When we talk about low pay, I would comment on the case brought to my attention of a man who formerly worked as a waiter—he has now got "the boot" for a large firm of steak houses in London. He receive no wages at all. He had to pay £3 a week for the privilege of working for the company. When he got the sack, obligingly the company provided him with his P.45. It says against the entry "Total pay to date: Nil". It goes on to say "Tax to date: Nil" This gentleman tells me that if he wrote down all the illegalities committeed by the company, he would not have sufficient money to buy the necessary paper and ink. This is a matter for considerable concern. I shall pass the information to the Minister shortly.

I want to reiterate some of the statistical points made by the Low Pay Unit and quoted by my hon. Friend the Member for Perry Barr. They show the extent of underpayment in industries covered by wages councils. I am pleased to see that, in 1975, more than 11,000 firms were obliged to pay arrears totalling some £600,000. But, bearing in mind the small inspection rate, the real total must be very much higher. In other words, the phrase used by the Low Pay Unit about "the great pay robbery" is true. Far more money has been lost by the work force, as a result often of deliberate underpayment by employers, than ever was lost to society as a result of the Great Train Robbery more than a decade ago.

Enforcement is demonstrably quite inadequate. It is clear that in the past the inspectorate has decided to use the carrot rather than the stick. I appreciate some of the advantages of education and persuasion, but I suspect that we have gone too far in the wrong direction. We have gone too far from prosecution and the stick and too much towards the idea of gentle persuasion.

As far back as 1926, a writer named Burns pointed out: …the success of enforcement by legal proceedings, either civil or criminal, depends upon the actual extent to which non-complying employers will be prosecuted. In the 1930s, there were more than 100 annual prosecutions. Now there are hardly any. As my hon. Friend said, of those who fail to keep adequate wage records, 11 per cent. of those visited did not keep records at all and 22 per cent. of the establishments inspected in 1975 failed to post the prescribed notices. How many of those were fined? The answer is None." In 1973, some 10,000 employers were found on inspection to be liable to successful prosecution under criminal legislation. Not one was taken to court.

I can see the virtues of education of employers and persuasion. Nevertheless we must stress the incidence of crime amongst the so-called "lower orders" compared with that amongst the middle classes. I refer to the work carried out by Sutherland into white collar crime. He observed that The behaviour of respectable middle and upper class people frequently displays all the essential attributes of crime but it is often not dealt with as such. One should contrast the punishment meted out to those at the lower end of the social scale who do not comply with, say supplementary benefit regulations.
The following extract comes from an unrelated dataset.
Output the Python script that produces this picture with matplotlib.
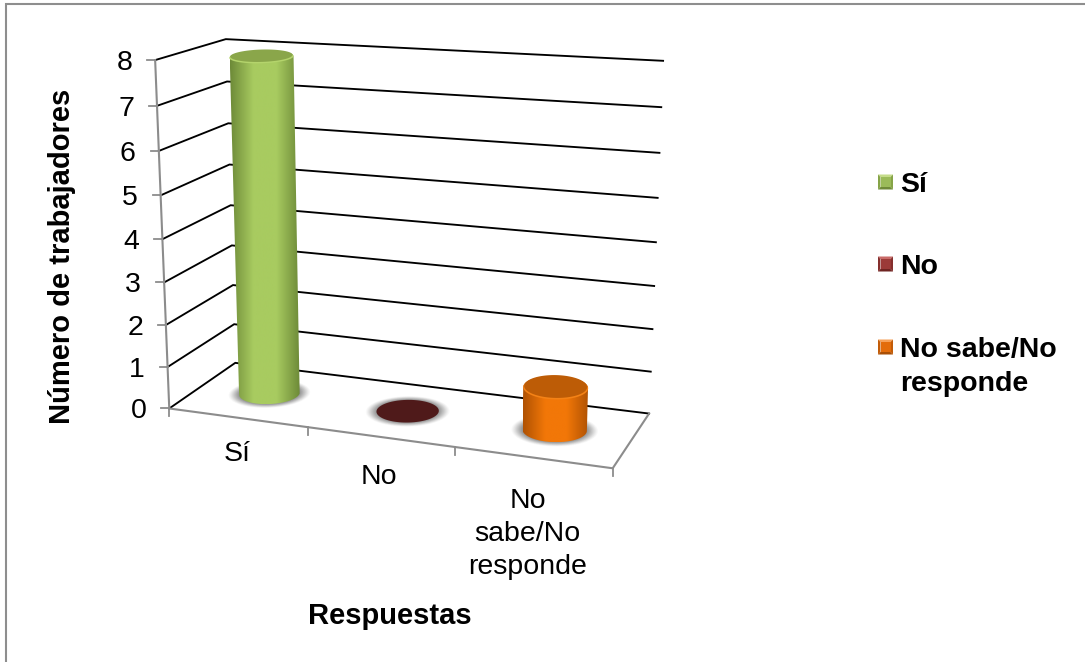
import numpy as np
import matplotlib
matplotlib.use("Agg")
import matplotlib.pyplot as plt
from matplotlib.patches import Polygon
from matplotlib.colors import LinearSegmentedColormap

plt.rcParams["font.family"] = ["Liberation Sans", "DejaVu Sans"]

# Survey answers
categories = ["Sí", "No", "No\nsabe/No\nresponde"]
legend_labels = ["Sí", "No", "No sabe/No\nresponde"]
values = [8, 0, 1]
value_ticks = [0, 1, 2, 3, 4, 5, 6, 7, 8]
y_title = "Número de trabajadores"
x_title = "Respuestas"

W, H = 1085, 662
fig = plt.figure(figsize=(W / 100, H / 100), dpi=100)
ax = fig.add_axes([0, 0, 1, 1])
ax.set_xlim(0, W)
ax.set_ylim(H, 0)
ax.axis("off")

# Perspective camera: (position along x, depth, value) -> canvas, fitted on box corners
calib = [
    ((0, 0, 0), (170, 408)), ((1, 0, 0), (613, 468)), ((0, 1, 0), (235, 363)),
    ((1, 1, 0), (649, 413)), ((0, 0, 8), (155, 60)), ((0, 1, 8), (226, 39)),
    ((1, 1, 8), (663, 61)), ((1 / 3, 0, 0), (307, 428)), ((2 / 3, 0, 0), (455, 447)),
    ((1, 1, 1), (651, 372)),
]
rows = []
for (a, b, c), (px, py) in calib:
    rows.append([a, b, c, 1, 0, 0, 0, 0, -px * a, -px * b, -px * c, -px])
    rows.append([0, 0, 0, 0, a, b, c, 1, -py * a, -py * b, -py * c, -py])
CAM = np.linalg.svd(np.array(rows, float))[2][-1].reshape(3, 4)


def project(u, d, v):
    u, d, v = np.broadcast_arrays(u, d, v)
    q = CAM @ np.vstack([u.ravel(), d.ravel(), v.ravel(), np.ones(u.size)])
    return q[0] / q[2], q[1] / q[2]


GREY = "#8c8c8c"

# Chart area border: only the top and left edges fall inside the canvas
ax.plot([6, 6, W], [H, 3.5, 3.5], color="#8e8e8e", lw=1.5, zorder=1, solid_joinstyle="miter")

# Gridlines across side wall and back wall
for v in value_ticks:
    x, y = project([0, 0, 1], [0, 1, 1], [v, v, v])
    ax.plot(x, y, color="black", lw=1.35, zorder=2, solid_joinstyle="miter")
    tx, ty = project(0, 0, v)
    ax.plot([tx[0] - 8, tx[0]], [ty[0], ty[0]], color=GREY, lw=1.3, zorder=3)
    ax.text(tx[0] - 23, ty[0], str(v), ha="right", va="center_baseline", fontsize=20.5, color="black")

# Grey floor edges and value axis
x, y = project([0, 0, 1, 1], [0, 0, 0, 1], [8, 0, 0, 0])
ax.plot(x, y, color=GREY, lw=1.5, zorder=3, solid_joinstyle="miter")
for i in range(4):
    x, y = project(i / 3, 0, 0)
    ax.plot([x[0], x[0]], [y[0], y[0] + 8], color=GREY, lw=1.3, zorder=3)

# Category labels sit under the front edge
label_centres = [454, 477, 534]
label_shift = [0, -1, -5]
for i, (name, yc, dx) in enumerate(zip(categories, label_centres, label_shift)):
    x, _ = project((i + 0.5) / 3, 0, 0)
    ax.text(x[0] + dx, yc, name, ha="center", va="center", fontsize=20.5, linespacing=1.36)

ax.text(62, 256, y_title, rotation=90, ha="center", va="center", fontsize=21, fontweight="bold")
ax.text(390, 616, x_title, ha="center", va="center", fontsize=21, fontweight="bold")

# Cylinders
RU, RD = 0.068, 0.215
theta = np.linspace(0, 2 * np.pi, 181)[:-1]
styles = [
    dict(edge="#6d8a38", mid="#a8cb60", top_dark="#8aa64a", top_rim="#b4d46c"),
    dict(edge="#4f1a1a", mid="#4f1a1a", top_dark="#4f1a1a", top_rim="#4f1a1a"),
    dict(edge="#b05203", mid="#f27708", top_dark="#bd5c06", top_rim="#f48216"),
]


def circle(i, v, scale=1.0):
    # Caps read a touch rounder and sit slightly lower the taller the cylinder is
    cu = (i + 0.5) / 3 + RU * scale * np.cos(theta)
    cd = 0.5 + RD * scale * np.sin(theta)
    x, y = project(cu, cd, np.full_like(cu, v))
    ym = y.mean()
    return x, ym + (y - ym) * (1 + 0.04 * v) + 0.5 * v


for i, (val, st) in enumerate(zip(values, styles)):
    # Soft contact shadow built from stacked translucent ellipses
    for s, a in zip(np.linspace(1.34, 1.02, 10), np.linspace(0.04, 0.14, 10)):
        bx, by = circle(i, 0, s)
        ax.fill(bx, by, color="#5a5a5a", alpha=a, lw=0, zorder=4)

    bx, by = circle(i, 0)
    if val == 0:
        ax.fill(bx, by, color=st["mid"], lw=0, zorder=6)
        continue
    tx, ty = circle(i, val)
    l_b, r_b = np.argmin(bx), np.argmax(bx)
    l_t, r_t = np.argmin(tx), np.argmax(tx)
    front = by >= by[[l_b, r_b]].mean()
    back = ty <= ty[[l_t, r_t]].mean()
    fo = np.argsort(bx[front])
    bo = np.argsort(-tx[back])
    px = np.r_[bx[front][fo], tx[back][bo]]
    py = np.r_[by[front][fo], ty[back][bo]]

    body = Polygon(np.c_[px, py], closed=True, fc="none", ec="none", zorder=5)
    ax.add_patch(body)
    cmap = LinearSegmentedColormap.from_list(
        "body", [st["edge"], st["mid"], st["mid"], st["edge"]])
    grad = np.linspace(0, 1, 128).reshape(1, -1)
    im = ax.imshow(grad, cmap=cmap, extent=[px.min(), px.max(), py.max(), py.min()],
                   aspect="auto", zorder=5, interpolation="bilinear")
    im.set_clip_path(body)

    # Cap: darker disc inside a lighter rim
    ax.fill(tx, ty, color=st["top_rim"], lw=0, zorder=6)
    dx, dy = circle(i, val, 0.97)
    cap = Polygon(np.c_[dx, dy - 1.2], closed=True, fc=st["top_dark"], ec="none", zorder=6)
    ax.add_patch(cap)

ax.set_xlim(0, W)
ax.set_ylim(H, 0)

# Legend with bevelled swatches
legend_rows = [182, 264, 347]
swatches = [
    ("#9bbb59", "#c5dc8a", "#6f8a38", "#86a447", "#86a447"),
    ("#9b3a38", "#c96a68", "#6f2422", "#852f2d", "#852f2d"),
    ("#e36c0a", "#f6a158", "#a94f05", "#c35c08", "#c35c08"),
]
for label, yc, (c, top, bottom, left, right) in zip(legend_labels, legend_rows, swatches):
    x0, x1, y0, y1, b = 878, 893, yc - 7.5, yc + 7.5, 2.5
    ax.add_patch(Polygon([(x0, y1), (x1, y1), (x1 - b, y1 - b), (x0 + b, y1 - b)], fc=bottom, ec="none", zorder=6))
    ax.add_patch(Polygon([(x0, y0), (x1, y0), (x1 - b, y0 + b), (x0 + b, y0 + b)], fc=top, ec="none", zorder=6))
    ax.add_patch(Polygon([(x0, y0), (x0 + b, y0 + b), (x0 + b, y1 - b), (x0, y1)], fc=left, ec="none", zorder=6))
    ax.add_patch(Polygon([(x1, y0), (x1 - b, y0 + b), (x1 - b, y1 - b), (x1, y1)], fc=right, ec="none", zorder=6))
    ax.add_patch(Polygon([(x0 + b, y0 + b), (x1 - b, y0 + b), (x1 - b, y1 - b), (x0 + b, y1 - b)], fc=c, ec="none", zorder=6))
    first, *rest = label.split("\n")
    ax.text(900, yc + 2.5, first, ha="left", va="center", fontsize=20.5, fontweight="bold")
    for line in rest:
        ax.text(900, yc + 37, line, ha="left", va="center", fontsize=20.5, fontweight="bold")

fig.savefig("out.png", dpi=100, facecolor="white")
They are quickly brought to book. Unfortunately many employers often deliberately underpay their staff, and wages inspectors bend over backwards to encourage them to pay the resulting arrears. Very few of them—men who are committing criminal acts—are punished by the courts, even after second offences. If we are not to prosecute after the first offence, I urge that we should prosecute automatically for second and subsequent offences.

The inspectors are doing a difficult job, but there are far too few of them. If they cannot perform their function adequately, the result is that 91 per cent. of establishments known to be affected by wages orders are not inspected. What is more, they are the establishments about which we know. I suspect that there are some companies that the wages inspectors do not even know exist. There is a very rapid turnover of companies in some industries.

The inspection rate can be as high as12 per cent., but it can be as low as 2 per cent. As a result, it follows that in some cases 13 years might elapse before an investigation. I suspect that, if an employer knows of the possibility of a 13 year gap, it will have some effect on the way in which he goes about his business.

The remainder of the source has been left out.